SOURCE DATA.

=======

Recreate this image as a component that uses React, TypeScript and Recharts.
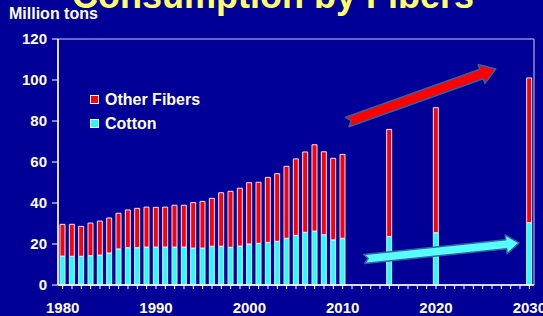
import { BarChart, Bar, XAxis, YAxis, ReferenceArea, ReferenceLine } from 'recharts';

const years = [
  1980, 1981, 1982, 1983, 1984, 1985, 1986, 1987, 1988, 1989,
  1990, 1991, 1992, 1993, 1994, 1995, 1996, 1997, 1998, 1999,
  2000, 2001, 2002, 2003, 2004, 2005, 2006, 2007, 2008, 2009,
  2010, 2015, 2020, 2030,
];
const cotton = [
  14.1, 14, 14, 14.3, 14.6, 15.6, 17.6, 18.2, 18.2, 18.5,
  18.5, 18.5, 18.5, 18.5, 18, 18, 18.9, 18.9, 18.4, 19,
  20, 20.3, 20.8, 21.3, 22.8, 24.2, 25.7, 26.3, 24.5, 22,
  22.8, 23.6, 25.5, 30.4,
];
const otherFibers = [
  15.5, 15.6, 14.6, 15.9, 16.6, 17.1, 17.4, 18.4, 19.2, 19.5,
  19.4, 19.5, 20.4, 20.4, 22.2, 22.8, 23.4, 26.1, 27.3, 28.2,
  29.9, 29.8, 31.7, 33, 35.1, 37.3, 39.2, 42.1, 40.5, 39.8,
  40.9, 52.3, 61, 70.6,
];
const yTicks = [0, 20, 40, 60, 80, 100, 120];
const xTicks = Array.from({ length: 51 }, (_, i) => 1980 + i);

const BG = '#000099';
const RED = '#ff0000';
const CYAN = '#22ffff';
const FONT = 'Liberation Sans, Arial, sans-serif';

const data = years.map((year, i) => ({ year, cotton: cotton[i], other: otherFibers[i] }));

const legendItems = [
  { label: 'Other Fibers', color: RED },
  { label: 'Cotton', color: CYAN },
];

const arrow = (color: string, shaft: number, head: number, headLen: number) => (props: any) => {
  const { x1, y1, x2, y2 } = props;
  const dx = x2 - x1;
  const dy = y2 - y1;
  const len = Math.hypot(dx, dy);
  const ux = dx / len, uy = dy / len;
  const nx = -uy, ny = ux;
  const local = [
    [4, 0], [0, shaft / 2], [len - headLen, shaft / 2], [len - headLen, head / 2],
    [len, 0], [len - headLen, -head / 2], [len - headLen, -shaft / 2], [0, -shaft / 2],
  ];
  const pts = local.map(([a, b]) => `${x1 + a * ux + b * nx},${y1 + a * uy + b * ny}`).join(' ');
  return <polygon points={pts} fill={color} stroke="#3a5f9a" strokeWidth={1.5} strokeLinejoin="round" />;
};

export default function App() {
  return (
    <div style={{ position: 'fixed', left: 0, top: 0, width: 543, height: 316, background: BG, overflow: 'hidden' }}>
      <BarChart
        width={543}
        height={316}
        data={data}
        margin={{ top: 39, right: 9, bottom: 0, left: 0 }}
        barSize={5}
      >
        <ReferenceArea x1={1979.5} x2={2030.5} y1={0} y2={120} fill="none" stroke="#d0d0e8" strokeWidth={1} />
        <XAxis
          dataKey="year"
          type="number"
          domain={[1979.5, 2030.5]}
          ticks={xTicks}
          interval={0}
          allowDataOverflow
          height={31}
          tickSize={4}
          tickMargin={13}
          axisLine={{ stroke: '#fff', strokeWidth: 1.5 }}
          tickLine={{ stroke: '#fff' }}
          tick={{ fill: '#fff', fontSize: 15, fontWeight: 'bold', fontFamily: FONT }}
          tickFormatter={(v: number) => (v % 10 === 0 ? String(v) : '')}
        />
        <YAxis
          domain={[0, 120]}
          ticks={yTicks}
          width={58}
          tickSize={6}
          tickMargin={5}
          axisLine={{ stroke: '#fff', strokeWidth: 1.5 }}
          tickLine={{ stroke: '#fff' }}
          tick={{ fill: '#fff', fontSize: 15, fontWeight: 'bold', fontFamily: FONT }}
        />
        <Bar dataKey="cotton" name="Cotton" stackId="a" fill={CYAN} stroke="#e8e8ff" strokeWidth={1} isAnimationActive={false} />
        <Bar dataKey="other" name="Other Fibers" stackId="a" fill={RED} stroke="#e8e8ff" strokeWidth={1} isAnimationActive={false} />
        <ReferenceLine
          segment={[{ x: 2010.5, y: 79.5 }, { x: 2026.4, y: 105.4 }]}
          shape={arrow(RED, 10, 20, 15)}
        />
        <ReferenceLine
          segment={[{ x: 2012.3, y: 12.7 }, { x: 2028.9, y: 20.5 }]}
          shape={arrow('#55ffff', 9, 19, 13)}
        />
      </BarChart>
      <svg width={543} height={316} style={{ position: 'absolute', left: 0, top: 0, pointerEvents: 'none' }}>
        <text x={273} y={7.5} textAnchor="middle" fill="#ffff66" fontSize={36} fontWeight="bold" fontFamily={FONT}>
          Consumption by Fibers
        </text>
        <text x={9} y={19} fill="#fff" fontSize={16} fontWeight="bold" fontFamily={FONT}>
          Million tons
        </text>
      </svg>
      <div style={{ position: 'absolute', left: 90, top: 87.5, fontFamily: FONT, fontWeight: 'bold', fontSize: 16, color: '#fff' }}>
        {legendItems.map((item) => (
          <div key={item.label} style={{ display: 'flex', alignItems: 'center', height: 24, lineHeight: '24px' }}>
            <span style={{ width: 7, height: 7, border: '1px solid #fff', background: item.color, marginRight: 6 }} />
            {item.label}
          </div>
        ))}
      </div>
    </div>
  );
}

=======

Reproduce the material in full, word for word, and omit the pictures.

Recreate this image as a component that uses React, TypeScript and Recharts.
import { BarChart, Bar, XAxis, YAxis, ReferenceArea, ReferenceLine } from 'recharts';

const years = [
  1980, 1981, 1982, 1983, 1984, 1985, 1986, 1987, 1988, 1989,
  1990, 1991, 1992, 1993, 1994, 1995, 1996, 1997, 1998, 1999,
  2000, 2001, 2002, 2003, 2004, 2005, 2006, 2007, 2008, 2009,
  2010, 2015, 2020, 2030,
];
const cotton = [
  14.1, 14, 14, 14.3, 14.6, 15.6, 17.6, 18.2, 18.2, 18.5,
  18.5, 18.5, 18.5, 18.5, 18, 18, 18.9, 18.9, 18.4, 19,
  20, 20.3, 20.8, 21.3, 22.8, 24.2, 25.7, 26.3, 24.5, 22,
  22.8, 23.6, 25.5, 30.4,
];
const otherFibers = [
  15.5, 15.6, 14.6, 15.9, 16.6, 17.1, 17.4, 18.4, 19.2, 19.5,
  19.4, 19.5, 20.4, 20.4, 22.2, 22.8, 23.4, 26.1, 27.3, 28.2,
  29.9, 29.8, 31.7, 33, 35.1, 37.3, 39.2, 42.1, 40.5, 39.8,
  40.9, 52.3, 61, 70.6,
];
const yTicks = [0, 20, 40, 60, 80, 100, 120];
const xTicks = Array.from({ length: 51 }, (_, i) => 1980 + i);

const BG = '#000099';
const RED = '#ff0000';
const CYAN = '#22ffff';
const FONT = 'Liberation Sans, Arial, sans-serif';

const data = years.map((year, i) => ({ year, cotton: cotton[i], other: otherFibers[i] }));

const legendItems = [
  { label: 'Other Fibers', color: RED },
  { label: 'Cotton', color: CYAN },
];

const arrow = (color: string, shaft: number, head: number, headLen: number) => (props: any) => {
  const { x1, y1, x2, y2 } = props;
  const dx = x2 - x1;
  const dy = y2 - y1;
  const len = Math.hypot(dx, dy);
  const ux = dx / len, uy = dy / len;
  const nx = -uy, ny = ux;
  const local = [
    [4, 0], [0, shaft / 2], [len - headLen, shaft / 2], [len - headLen, head / 2],
    [len, 0], [len - headLen, -head / 2], [len - headLen, -shaft / 2], [0, -shaft / 2],
  ];
  const pts = local.map(([a, b]) => `${x1 + a * ux + b * nx},${y1 + a * uy + b * ny}`).join(' ');
  return <polygon points={pts} fill={color} stroke="#3a5f9a" strokeWidth={1.5} strokeLinejoin="round" />;
};

export default function App() {
  return (
    <div style={{ position: 'fixed', left: 0, top: 0, width: 543, height: 316, background: BG, overflow: 'hidden' }}>
      <BarChart
        width={543}
        height={316}
        data={data}
        margin={{ top: 39, right: 9, bottom: 0, left: 0 }}
        barSize={5}
      >
        <ReferenceArea x1={1979.5} x2={2030.5} y1={0} y2={120} fill="none" stroke="#d0d0e8" strokeWidth={1} />
        <XAxis
          dataKey="year"
          type="number"
          domain={[1979.5, 2030.5]}
          ticks={xTicks}
          interval={0}
          allowDataOverflow
          height={31}
          tickSize={4}
          tickMargin={13}
          axisLine={{ stroke: '#fff', strokeWidth: 1.5 }}
          tickLine={{ stroke: '#fff' }}
          tick={{ fill: '#fff', fontSize: 15, fontWeight: 'bold', fontFamily: FONT }}
          tickFormatter={(v: number) => (v % 10 === 0 ? String(v) : '')}
        />
        <YAxis
          domain={[0, 120]}
          ticks={yTicks}
          width={58}
          tickSize={6}
          tickMargin={5}
          axisLine={{ stroke: '#fff', strokeWidth: 1.5 }}
          tickLine={{ stroke: '#fff' }}
          tick={{ fill: '#fff', fontSize: 15, fontWeight: 'bold', fontFamily: FONT }}
        />
        <Bar dataKey="cotton" name="Cotton" stackId="a" fill={CYAN} stroke="#e8e8ff" strokeWidth={1} isAnimationActive={false} />
        <Bar dataKey="other" name="Other Fibers" stackId="a" fill={RED} stroke="#e8e8ff" strokeWidth={1} isAnimationActive={false} />
        <ReferenceLine
          segment={[{ x: 2010.5, y: 79.5 }, { x: 2026.4, y: 105.4 }]}
          shape={arrow(RED, 10, 20, 15)}
        />
        <ReferenceLine
          segment={[{ x: 2012.3, y: 12.7 }, { x: 2028.9, y: 20.5 }]}
          shape={arrow('#55ffff', 9, 19, 13)}
        />
      </BarChart>
      <svg width={543} height={316} style={{ position: 'absolute', left: 0, top: 0, pointerEvents: 'none' }}>
        <text x={273} y={7.5} textAnchor="middle" fill="#ffff66" fontSize={36} fontWeight="bold" fontFamily={FONT}>
          Consumption by Fibers
        </text>
        <text x={9} y={19} fill="#fff" fontSize={16} fontWeight="bold" fontFamily={FONT}>
          Million tons
        </text>
      </svg>
      <div style={{ position: 'absolute', left: 90, top: 87.5, fontFamily: FONT, fontWeight: 'bold', fontSize: 16, color: '#fff' }}>
        {legendItems.map((item) => (
          <div key={item.label} style={{ display: 'flex', alignItems: 'center', height: 24, lineHeight: '24px' }}>
            <span style={{ width: 7, height: 7, border: '1px solid #fff', background: item.color, marginRight: 6 }} />
            {item.label}
          </div>
        ))}
      </div>
    </div>
  );
}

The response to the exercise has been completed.